Mr Kazombiaze then ordered the children to sing for me. They promptly burst into an Otjiherero song about education, followed by their school’s anthem, and finished with the Namibian National Anthem, which I joined in for the bits that I knew. It is terribly cliché to say, but there is something very moving about being sung to by children, particularly as they made their harmonies and sung in the round, so that waves of sounds undulated from the crowd of purple shirts and black faces. As the crowd dispersed and the children disappeared off to class, a few of them began a round of “We love you”, which just about finished the moment.


I was strangely distracted as I packed up the room for the last time and drove out of the school gates.
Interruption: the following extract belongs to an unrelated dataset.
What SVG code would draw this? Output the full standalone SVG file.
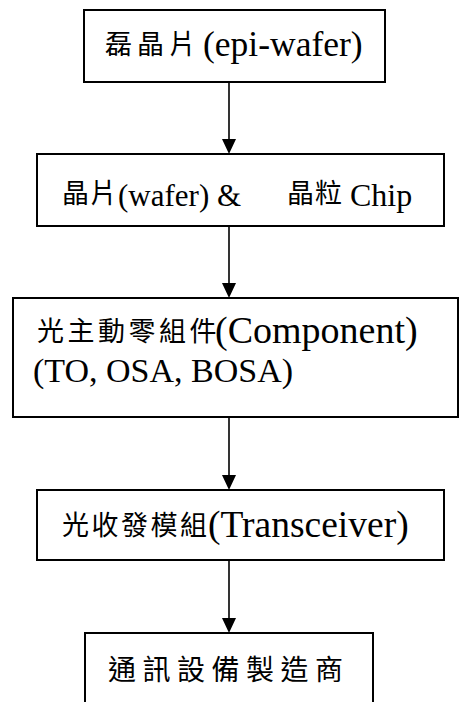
<svg xmlns="http://www.w3.org/2000/svg" width="459" height="702" viewBox="0 0 459 702">
<defs>
<style>
.box{fill:#fff;stroke:#000;stroke-width:2}
.con{stroke:#000;stroke-width:1.6;fill:none}
.head{fill:#000}
.cjk{font-family:"Noto Sans CJK TC","Liberation Serif",sans-serif;fill:#000}
.lat{font-family:"Liberation Serif","Noto Sans CJK TC",serif;fill:#000}
</style>
</defs>
<rect width="459" height="702" fill="#fff"/>
<g id="connectors">
<line class="con" x1="229" y1="82" x2="229" y2="142"/>
<polygon class="head" points="222,139 236,139 229,154"/>
<line class="con" x1="229" y1="226" x2="229" y2="286"/>
<polygon class="head" points="222,283 236,283 229,298"/>
<line class="con" x1="229" y1="417" x2="229" y2="478"/>
<polygon class="head" points="222,475 236,475 229,490"/>
<line class="con" x1="229" y1="560" x2="229" y2="621"/>
<polygon class="head" points="222,618 236,618 229,633"/>
</g>
<g id="n1">
<rect class="box" x="84" y="10" width="301" height="72"/>
<text class="cjk" x="105" y="54" font-size="27" letter-spacing="5">磊晶片</text>
<text class="lat" x="203" y="56" font-size="35.5">(epi-wafer)</text>
</g>
<g id="n2">
<rect class="box" x="37" y="154" width="407" height="72"/>
<text class="cjk" x="62" y="203" font-size="27" letter-spacing="1">晶片</text>
<text class="lat" x="118" y="206" font-size="31">(wafer) &amp;</text>
<text class="cjk" x="287" y="203" font-size="27" letter-spacing="1">晶粒</text>
<text class="lat" x="350" y="206" font-size="32">Chip</text>
</g>
<g id="n3">
<rect class="box" x="13" y="298" width="445" height="119"/>
<text class="cjk" x="37" y="341" font-size="27" letter-spacing="3.5">光主動零組件</text>
<text class="lat" x="215" y="343" font-size="38">(Component)</text>
<text class="lat" x="33" y="382" font-size="34">(TO, OSA, BOSA)</text>
</g>
<g id="n4">
<rect class="box" x="37" y="490" width="407" height="70"/>
<text class="cjk" x="62" y="535" font-size="27" letter-spacing="2.5">光收發模組</text>
<text class="lat" x="208" y="537" font-size="37.5">(Transceiver)</text>
</g>
<g id="n5">
<rect class="box" x="85" y="633" width="288" height="80"/>
<text class="cjk" x="108" y="680" font-size="28" letter-spacing="6.5">通訊設備製造商</text>
</g>
</svg>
I stopped off to see some friends at the Regional Councillor’s Office. There was a common question asked to me at each goodbye: “When are you coming back?”. No one seemed to grasp the fact that I was going home, for good. Whilst this leaving process is so hard and I would love to come back one day, I know it will never be the same, and I’m pretty sure that I won’t be able to afford to for a few years. I tried to reassure them that the new girl is the new me, and to try not to call her Isabella, even if she is an oshilumbu.


Tjono wanted a lift to see his family in Windhoek so I went back past the ECO-C to collect him. As he packed up his stuff and switched off his little radio that was crackling out some Herero music, I wandered around the centre, trying to think what else I had to do before I left. Everything was more or less in place. I looked over to the vegetable gardens that I had worked so hard on planting a few weeks before, and noticed that the mealie and pumpkins are already sprouting through. I think it will be a good harvest this season, and have made the new girl promise to send me photos when it is fully grown.
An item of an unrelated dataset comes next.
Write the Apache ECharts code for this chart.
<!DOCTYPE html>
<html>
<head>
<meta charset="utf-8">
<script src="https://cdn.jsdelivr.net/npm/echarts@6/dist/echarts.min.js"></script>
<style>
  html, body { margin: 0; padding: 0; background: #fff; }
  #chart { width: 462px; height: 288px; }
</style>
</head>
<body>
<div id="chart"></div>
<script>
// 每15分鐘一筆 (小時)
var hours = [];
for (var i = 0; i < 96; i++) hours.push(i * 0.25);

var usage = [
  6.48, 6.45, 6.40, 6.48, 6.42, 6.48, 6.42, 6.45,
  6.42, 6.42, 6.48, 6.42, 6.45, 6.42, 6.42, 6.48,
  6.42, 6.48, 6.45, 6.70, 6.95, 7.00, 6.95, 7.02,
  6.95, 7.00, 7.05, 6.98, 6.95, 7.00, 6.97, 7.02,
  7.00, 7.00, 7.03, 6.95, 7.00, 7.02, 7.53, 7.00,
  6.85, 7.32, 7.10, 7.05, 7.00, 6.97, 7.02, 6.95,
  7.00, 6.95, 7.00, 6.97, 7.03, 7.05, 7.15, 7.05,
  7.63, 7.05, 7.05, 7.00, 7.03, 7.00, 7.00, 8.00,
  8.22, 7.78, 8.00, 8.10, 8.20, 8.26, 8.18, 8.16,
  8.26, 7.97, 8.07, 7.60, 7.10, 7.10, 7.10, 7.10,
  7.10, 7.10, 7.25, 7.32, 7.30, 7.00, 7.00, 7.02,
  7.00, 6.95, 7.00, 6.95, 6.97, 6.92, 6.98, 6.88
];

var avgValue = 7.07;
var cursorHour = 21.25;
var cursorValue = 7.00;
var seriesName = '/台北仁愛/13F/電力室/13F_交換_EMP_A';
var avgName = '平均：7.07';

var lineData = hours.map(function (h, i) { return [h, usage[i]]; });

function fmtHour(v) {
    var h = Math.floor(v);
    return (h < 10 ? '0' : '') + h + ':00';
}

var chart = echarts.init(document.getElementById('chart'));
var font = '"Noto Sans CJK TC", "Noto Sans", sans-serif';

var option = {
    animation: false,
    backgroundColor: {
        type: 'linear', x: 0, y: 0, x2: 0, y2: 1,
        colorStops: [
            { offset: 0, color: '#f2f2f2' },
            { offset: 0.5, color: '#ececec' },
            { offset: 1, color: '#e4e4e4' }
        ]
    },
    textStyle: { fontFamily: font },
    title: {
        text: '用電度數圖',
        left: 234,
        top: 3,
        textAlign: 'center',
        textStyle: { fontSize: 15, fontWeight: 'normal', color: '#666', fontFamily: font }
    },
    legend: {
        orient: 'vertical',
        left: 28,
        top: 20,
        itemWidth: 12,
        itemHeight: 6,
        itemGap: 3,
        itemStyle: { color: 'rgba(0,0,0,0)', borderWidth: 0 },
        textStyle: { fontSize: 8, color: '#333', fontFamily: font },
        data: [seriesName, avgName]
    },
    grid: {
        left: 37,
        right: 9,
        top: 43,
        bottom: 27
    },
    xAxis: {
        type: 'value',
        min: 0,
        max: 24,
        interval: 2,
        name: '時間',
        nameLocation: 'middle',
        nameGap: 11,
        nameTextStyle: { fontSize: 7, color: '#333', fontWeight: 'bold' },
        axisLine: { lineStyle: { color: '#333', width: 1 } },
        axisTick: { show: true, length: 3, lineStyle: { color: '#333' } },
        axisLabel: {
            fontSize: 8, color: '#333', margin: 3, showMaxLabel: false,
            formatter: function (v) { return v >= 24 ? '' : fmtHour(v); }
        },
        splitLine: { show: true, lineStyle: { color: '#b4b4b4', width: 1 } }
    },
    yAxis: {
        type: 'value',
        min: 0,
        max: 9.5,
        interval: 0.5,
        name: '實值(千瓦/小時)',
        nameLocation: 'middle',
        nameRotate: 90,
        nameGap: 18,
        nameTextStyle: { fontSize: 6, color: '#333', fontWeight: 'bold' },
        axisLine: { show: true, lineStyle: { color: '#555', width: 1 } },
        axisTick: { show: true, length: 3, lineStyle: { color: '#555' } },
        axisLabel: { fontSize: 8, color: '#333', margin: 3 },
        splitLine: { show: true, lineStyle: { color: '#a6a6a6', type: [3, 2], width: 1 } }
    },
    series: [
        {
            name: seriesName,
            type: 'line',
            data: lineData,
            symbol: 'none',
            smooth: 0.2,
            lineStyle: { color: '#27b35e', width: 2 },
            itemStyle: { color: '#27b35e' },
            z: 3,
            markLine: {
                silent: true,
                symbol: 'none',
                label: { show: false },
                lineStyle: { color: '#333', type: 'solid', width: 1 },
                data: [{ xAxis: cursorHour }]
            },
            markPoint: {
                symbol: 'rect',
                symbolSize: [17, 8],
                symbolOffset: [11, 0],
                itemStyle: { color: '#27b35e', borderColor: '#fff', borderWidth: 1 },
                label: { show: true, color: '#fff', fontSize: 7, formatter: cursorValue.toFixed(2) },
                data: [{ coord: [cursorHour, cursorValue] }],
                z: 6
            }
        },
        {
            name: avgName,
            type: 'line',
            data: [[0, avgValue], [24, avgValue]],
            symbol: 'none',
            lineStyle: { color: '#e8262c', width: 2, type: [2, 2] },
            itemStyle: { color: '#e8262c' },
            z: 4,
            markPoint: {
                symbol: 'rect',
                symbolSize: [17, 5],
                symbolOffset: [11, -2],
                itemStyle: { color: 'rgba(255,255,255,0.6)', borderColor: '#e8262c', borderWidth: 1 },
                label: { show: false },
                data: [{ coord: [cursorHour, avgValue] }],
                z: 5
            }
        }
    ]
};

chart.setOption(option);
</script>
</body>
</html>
Fluey and a little feverish, I drove out of the village towards the main road. There was no big farewell, or really anyone around on this hot and dusty afternoon. I noticed my successor kept glancing at me throughout the whole journey, as if expecting me to have a wee cry. Tjono and I had our last little disagreement, as he gave me very Namibian directions from the highway to his sister’s house in the township (“ah, it is in that place. Do you know that place? Oh it is near there. No, here.”). There was much excitement as we arrived at her house (I blame the bright red shiny Jeep), and I gave Tjono a quick hug before he got sucked into his family, and we drove off.
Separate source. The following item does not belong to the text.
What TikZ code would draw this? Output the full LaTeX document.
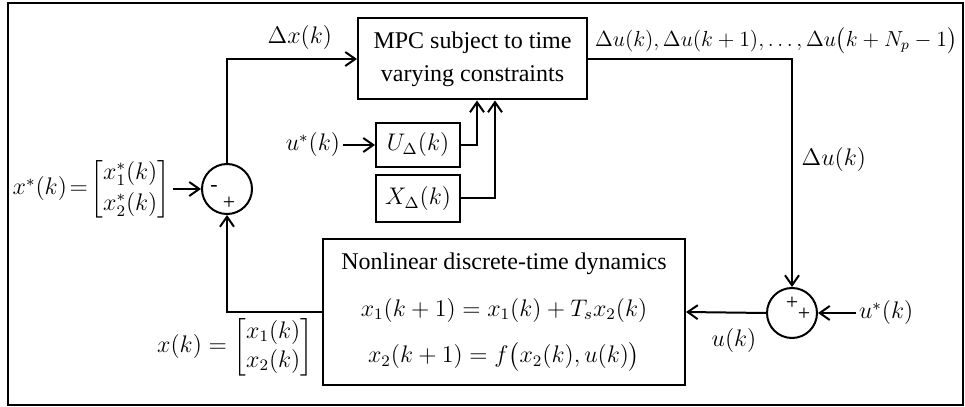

As I pulled in to my driveway back in Windhoek, I felt more dusty and full of flu-fog than sad to have visited the village for that one last time. I actually felt more frustrated and miserable that I was sick again, and had to cut my last ever visit to Ovitoto short. Whilst I’m sure the community did eventually notice my efforts and hard work, and they did enjoy the activities and workshops that I put together for them, tis their way to acknowledge this silently, barely noticeable to the untrained eye. If I had no faith in what I do, I would have thought the community were as indifferent to my departure as they were to my arrival. It has often been a thankless job, with little feedback on how my work or the project is perceived. They surely were not an easy bunch to work with, and I do despair sometimes over what the future holds for them, little neglected Ovitoto. However I am also optimistic that something good will come out of it, that I helped plant the seeds of something that will grow to a full harvest.